Lay groups call for inclusion at Synod

This week, the Bishops are gathering in Rome to set the agenda of next year's Synod. Even though they didn't invite the laity to participate, people are lifting their voices to be heard!

Several groups, including our friends from New Ways Ministry, FutureChurch and Women's Ordination Conference will be in Rome taking advantage of the opportunity to meet with other church reform groups from around the world, talk to international media and hold up a few signs at the Vatican.CTA is busy here in the U.S. working with the media to make sure the voices of diverse families are represented in coverage of the Synod and the message that we need fundamental change in how the church relates to modern families is clear. Band aids and window-dressing will not work. Like the Church's teaching on contraception and marriage, Catholics will continue to live by a faith, values, and a conscience rooted in justice and equality.

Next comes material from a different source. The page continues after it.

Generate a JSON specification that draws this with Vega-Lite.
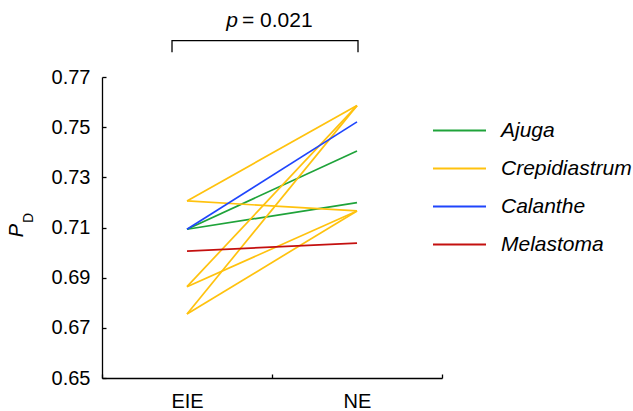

Now is the time to update tired orthodoxy and make it consistent with the hearts, minds, hopes and joys of Catholics everywhere and we want to make sure that their voices are heard.

We also signed on to an international letter criticizing the Synod's lack of lay involvement in the issues that so closely affect our families. "Participants from the faithful will be a very small minority in an essentially male and clerical forum, and will be denied any direct role in actual decision-making. Only 25 women will participate (in a non-voting role) despite your call in Evangelii Gaudium 'to create broader opportunities for a more incisive female presence in the Church' and for the expansion of 'possible roles (for) women in decision-making in areas of the Church’s life.' It is critical that the Church’s pronouncements post-Synod be relevant, compassionate, sensitive and responsive to the current condition."

Kate McElwee and other US Church Reformers will be making sure to mention the many people who responded to the Vatican survey we made available earlier this year. "The people of God must be heard at this synod, not out of charity, but because they are baptized. Vatican II and Canon Law attest to their duty ‘to manifest their views on matters which concern the good of the Church (C 212.3)," said Kate "We initiated this survey because without the lived experiences of women and the voices of Catholic families in the room, the institution will be stuck."

In some cities, CTA members are participating in vigils to pray that the Bishops discern and act as true pastors. In others, people are using the opportunity to talk about the future of the Church or how their community ministers to families. Whatever the Bishops decide, we know that the people of God will never stop building the Church they believe in!